Gabriel Terra
José Luis Gabriel Terra Leivas was a Uruguayan lawyer and statesman who served as the 26th constitutional president of Uruguay from 1931 to 1933 and as dictator until 1938. He led a traditionalist and corporatist regime known as the March dictatorship, because the self-coup that he led took place on 31 March 1933.
While in power, Terra promoted the 1934 Constitution, which after being approved by the citizens through a nationwide referendum, officially abolished the collegiate executive established in 1917 and guaranteed rights such as gender equality and women's suffrage, as well as the legalization of homosexuality.

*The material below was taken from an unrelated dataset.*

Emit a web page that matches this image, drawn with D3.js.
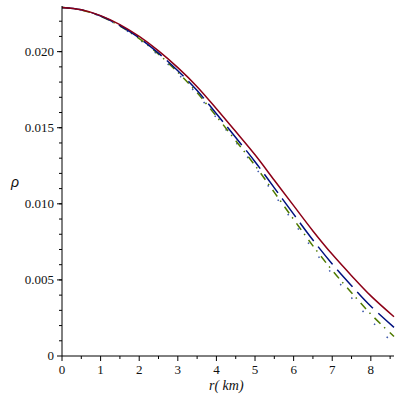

In 1938, he became president of the state-owned Banco de la República Oriental del Uruguay. That same year, he left the position due to a stroke, remaining paralyzed for four years until his death in near-extreme poverty on 15 September 1942.
Life
Born in Montevideo, Gabriel Terra spent part of his childhood and adolescence on his father's farm and studied Law at the Universidad de la República while also specializing in economic and financial science, graduating in 1895. He practiced as a lawyer and Justice of the Peace at the end of the 1890s and he was a professor at the Higher School of Commerce beginning in 1901. He was a national deputy from 1903 to 1907, minister of Industry, Labor and Public Instruction from 1907 to 1911. He founded the industrial oxygen production company CINOCA in 1908 and was a member of the National Constituent Assembly of 1917, Minister of the Interior from 1919 to 1921, and member of the National Council of Administration from 1926 to 1929. He was Constitutional President between 1931 and 1933, but became a de facto president from March 1933 to May 1934 after launching a self-coup. However, he once again became a de jure Constitutional President until June 1938. Terra was president of the Banco de la República Oriental del Uruguay in 1938. However, he suffered a stroke that same year, causing him to remain paralytic for four years until his death in 1942. Terra died in poverty, dying in an armchair on the early morning of 15 September 1942. At his funeral he received the corresponding state honors, and the country entered a mourning period. His remains were accompanied by hundreds of thousands of people along the procession. However, due to his presidency beng very controversial, his coffin was spat on by editors of the newspaper El Día, causing a fight to break out. The location of his grave is unknown.Terra graduated as a lawyer in 1895 from UdelaR and had a lengthy political career, being a national deputy, he was deputy, minister of Industry, Work, and Public Instruction, a member of the 1917 Uruguayan Constituent Assembly, and member of the National Board of Directors. He was affiliated to the Colorado Party, although he was often independent of the dominant positions of its leader, José Batlle y Ordóñez. Terra advised all Uruguayan governments between 1904 and 1938.
Political career
Graduated as a lawyer in 1895, he was deputy minister to the President Claudio Williman, member of the Constituent Assembly in 1917, Minister to the President Baltasar Brum and member of the National Board of Directors. He was an expert in economic and diplomatic issues, areas in which he advised all the Uruguayan governments between 1900 and 1938, he was a member of the Colorado Party, although many times independent of the dominant positions of its leader, José Batlle y Ordóñez.In 1920, Terra presented a bill providing for the creation of a National Cooperative Institute. This formed, according to one study, "a type of consumer cooperative under public law, limited to State officials and supported by the Bank of the Republic." The scope of the initiative was expanded by the National Council of Administration to cover all the inhabitants of the Republic, and although it was sanctioned with modifications by the House of Representatives the initiative was detained in the Senate without ever obtaining approval.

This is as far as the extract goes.